The Way of Non-Preference does not mean you become a doormat. It does not mean you do not act. I was not a doormat. I turned over the tables in the temple. But I did it from a place of Oneness, not preference. I did it because the actions were a violation of the One, not just a violation of my opinion.
Your call is to "love your enemy." Why? Not because it's a difficult, virtuous rule. It's not a rule at all! It's a description of reality. You love your enemy because, in the One, there is no enemy. The one you call "enemy" is the One, playing the part of "enemy." They are you, in a different costume.
When you act from this place, your action is clean. It is powerful.
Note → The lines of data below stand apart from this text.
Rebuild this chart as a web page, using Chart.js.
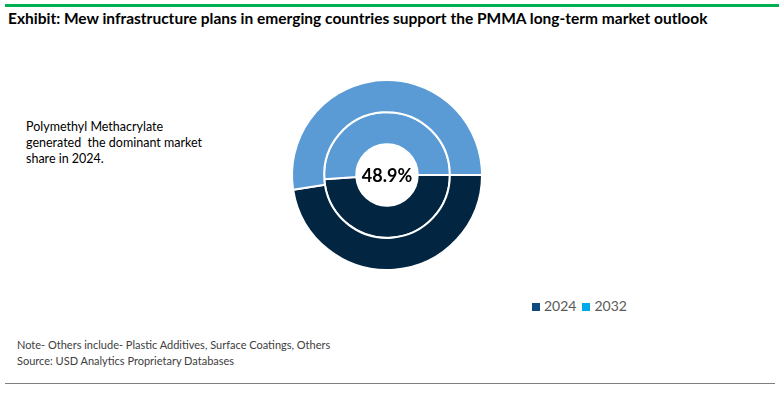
<!DOCTYPE html>
<html>
<head>
<meta charset="utf-8">
<script src="https://cdn.jsdelivr.net/npm/chart.js@4.4.0/dist/chart.umd.min.js"></script>
<style>
  body { margin: 0; width: 784px; height: 397px; background: #fff; font-family: Lato, "Open Sans", sans-serif; position: relative; overflow: hidden; }
  .topline { position: absolute; left: 5px; right: 5px; top: 4px; height: 3px; background: #00B050; }
  .title { position: absolute; left: 8px; top: 9px; font-size: 15.5px; font-weight: bold; color: #000; white-space: nowrap; }
  .side { position: absolute; left: 26px; top: 119px; font-size: 12.5px; line-height: 16px; color: #000; }
  .note { position: absolute; left: 17px; top: 337px; font-size: 11px; line-height: 16px; color: #404040; }
  .bottomline { position: absolute; left: 5px; right: 9px; top: 383px; height: 1px; background: #7f7f7f; }
  #legend { position: absolute; left: 532px; top: 297px; font-size: 14px; color: #595959; }
  #legend span.item { margin-right: 6px; }
  #legend i { display: inline-block; width: 8px; height: 8px; margin-right: 4px; }
  #wrap { position: absolute; left: 287px; top: 75px; width: 200px; height: 200px; }
</style>
</head>
<body>
<div class="topline"></div>
<div class="title">Exhibit: Mew infrastructure plans in emerging countries support the PMMA long-term market outlook</div>
<div class="side">Polymethyl Methacrylate<br>generated&nbsp; the dominant market<br>share in 2024.</div>
<div id="wrap"><canvas id="pmmaChart" width="200" height="200"></canvas></div>
<div id="legend"></div>
<div class="note">Note- Others include- Plastic Additives, Surface Coatings, Others<br>Source: USD Analytics Proprietary Databases</div>
<div class="bottomline"></div>
<script>
// chart data
const segments = ['Polymethyl Methacrylate', 'Others'];
const outerValues = [47.5, 52.5];   // outer ring
const innerValues = [48.9, 51.1];   // inner ring
const centerLabel = innerValues[0].toFixed(1) + '%';
const legendLabels = ['2024', '2032'];
const legendColors = ['#0E4C7F', '#00A9EC'];
const sliceColors = ['#022642', '#5B9BD5'];

// legend (html)
const legend = document.getElementById('legend');
legendLabels.forEach(function(lbl, i) {
    const s = document.createElement('span');
    s.className = 'item';
    s.innerHTML = '<i style="background:' + legendColors[i] + '"></i>' + lbl;
    legend.appendChild(s);
});

// center text plugin
const centerText = {
    id: 'centerText',
    afterDraw: function(chart) {
        const meta = chart.getDatasetMeta(0).data[0];
        const c = chart.ctx;
        c.save();
        c.font = 'bold 18px Lato, "Open Sans", sans-serif';
        c.fillStyle = '#000';
        c.textAlign = 'center';
        c.textBaseline = 'middle';
        c.fillText(centerLabel, meta.x, meta.y + 1);
        c.restore();
    }
};

const ctx = document.getElementById('pmmaChart');
new Chart(ctx, {
    type: 'doughnut',
    data: {
        labels: segments,
        datasets: [
            { data: outerValues, backgroundColor: sliceColors, borderColor: '#fff', borderWidth: 2 },
            { data: innerValues, backgroundColor: sliceColors, borderColor: '#fff', borderWidth: 2 }
        ]
    },
    options: {
        responsive: false,
        animation: false,
        rotation: 90,
        radius: 95,
        cutout: 32,
        layout: { padding: 0 },
        plugins: {
            legend: { display: false },
            tooltip: { enabled: false }
        }
    },
    plugins: [centerText]
});
</script>
</body>
</html>
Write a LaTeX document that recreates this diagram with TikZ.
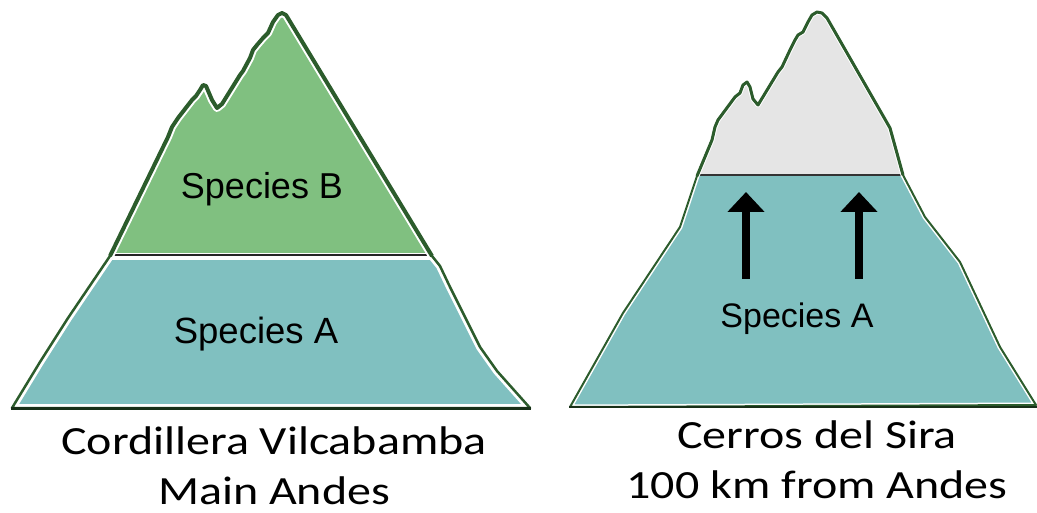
\documentclass[tikz,border=0pt]{standalone}
\usepackage{fontspec}
\setmainfont{Liberation Sans}
\newfontfamily\calib{Carlito}
\usetikzlibrary{arrows.meta}

\definecolor{ridge}{RGB}{44,92,44}
\definecolor{baseln}{RGB}{24,48,24}
\definecolor{meadow}{RGB}{128,192,128}
\definecolor{forest}{RGB}{128,192,192}
\definecolor{rock}{RGB}{229,229,229}

% outlines of the two mountains
\newcommand\mtnL{(12,408) -- (40,362) -- (68,318) -- (110,256) -- (168,137) -- (172,127) -- (178,118) -- (192,100) -- (196,96) -- (200,90) -- (203,85) -- (206,86) -- (209,93) -- (212,100) -- (217,108) -- (222,104) -- (240,75) -- (243,71) -- (250,58) -- (253,50) -- (257,45) -- (263,38) -- (268,33) -- (273,22) -- (278,15) -- (282,13) -- (286,15) -- (432,256) -- (440,266) -- (450,287) -- (480,347) -- (497,371) -- (530,408) -- cycle}
\newcommand\mtnLtop{(110,256) -- (168,137) -- (172,127) -- (178,118) -- (192,100) -- (196,96) -- (200,90) -- (203,85) -- (206,86) -- (209,93) -- (212,100) -- (217,108) -- (222,104) -- (240,75) -- (243,71) -- (250,58) -- (253,50) -- (257,45) -- (263,38) -- (268,33) -- (273,22) -- (278,15) -- (282,13) -- (286,15) -- (432,256)}
\newcommand\mtnR{(570,407) -- (623,313) -- (680,227) -- (697,176) -- (712,140) -- (715,127) -- (718,120) -- (735,97) -- (740,93) -- (743,85) -- (747,82) -- (750,87) -- (753,99) -- (758,105) -- (778,72) -- (782,67) -- (790,50) -- (795,40) -- (798,35) -- (803,32) -- (808,22) -- (812,15) -- (817,12) -- (822,13) -- (827,18) -- (890,128) -- (903,175) -- (925,217) -- (960,262) -- (1000,347) -- (1036,405) -- cycle}
\newcommand\mtnRtop{(697,176) -- (712,140) -- (715,127) -- (718,120) -- (735,97) -- (740,93) -- (743,85) -- (747,82) -- (750,87) -- (753,99) -- (758,105) -- (778,72) -- (782,67) -- (790,50) -- (795,40) -- (798,35) -- (803,32) -- (808,22) -- (812,15) -- (817,12) -- (822,13) -- (827,18) -- (890,128) -- (903,175)}

\tikzset{
  outline/.style={draw=ridge, line width=#1, line join=round},
  rim/.style={draw=white, line width=#1, line join=round},
  zoneline/.style={draw=black!85, line width=2.2pt},
  label/.style={inner sep=0pt, anchor=base},
  caption/.style={inner sep=0pt, anchor=base, xscale=1.2, font=\calib\fontsize{40}{48}\selectfont},
  uparrow/.style={line width=8pt, -{Triangle[width=36pt,length=20pt]}}
}

\begin{document}
\begin{tikzpicture}[x=1pt, y=-1pt]
\useasboundingbox (0,0) rectangle (1037,513);

% ---- Cordillera Vilcabamba ----
\begin{scope}
  \clip \mtnL;
  \fill[meadow] (0,0) rectangle (540,253);
  \fill[white] (0,253) rectangle (540,260);
  \fill[forest] (0,260) rectangle (540,420);
  \draw[zoneline] (0,255) -- (540,255);
  \path[rim=8pt] \mtnL;
\end{scope}
\path[outline=2.5pt] \mtnL;
\path[outline=4pt] \mtnLtop;
\draw[baseln, line width=3pt] (11,408.5) -- (531,408.5);

% ---- Cerros del Sira ----
\begin{scope}
  \clip \mtnR;
  \fill[rock] (560,0) rectangle (1040,175);
  \fill[forest] (560,175) rectangle (1040,420);
  \draw[black!80, line width=1.8pt] (560,175) -- (1040,175);
  \path[rim=5pt] \mtnR;
\end{scope}
\path[outline=2pt] \mtnR;
\path[outline=3pt] \mtnRtop;
\draw[baseln, line width=2.5pt] (569,407) -- (1037,407);

% upward shift arrows
\coordinate (a1tail) at (746,279);
\coordinate (a1tip) at (746,192);
\coordinate (a2tail) at (859,279);
\coordinate (a2tip) at (859,192);
\draw[uparrow] (a1tail) -- (a1tip);
\draw[uparrow] (a2tail) -- (a2tip);

% labels
\node[label, font=\fontsize{36}{40}\selectfont] (spB) at (262,199) {Species B};
\node[label, font=\fontsize{36.5}{40}\selectfont] (spAL) at (256,343) {Species A};
\node[label, font=\fontsize{34}{40}\selectfont] (spAR) at (797,327) {Species A};

\node[caption] (capL1) at (274,454) {Cordillera Vilcabamba};
\node[caption] (capL2) at (274,504) {Main Andes};
\node[caption] (capR1) at (817,448) {Cerros del Sira};
\node[caption] (capR2) at (817,498) {100 km from Andes};
\end{tikzpicture}
\end{document}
It is "Wisdom in Action." You are not acting to defeat an "other." You are acting to restore balance to the One.
So, the practice is this: Be still.
When the wave of "I like this!" rises in your mind, just watch it. "Ah, there is 'like.'" When the wave of "I hate this!" rises, just watch it. "Ah, there is 'hate.'"
Do not cling to them. Do not push them away. Be the still, silent, vast ocean that allows all waves to be.
This is poverty of spirit. This is purity of heart. This is the end of sorrow.
Be still. Stop dividing the world. And the Kingdom of God, the Great Way, will reveal itself. Not "out there," not "after you die," but right here, right now, in this very breath.
It was here all along.
Go in peace. And see the One in all things.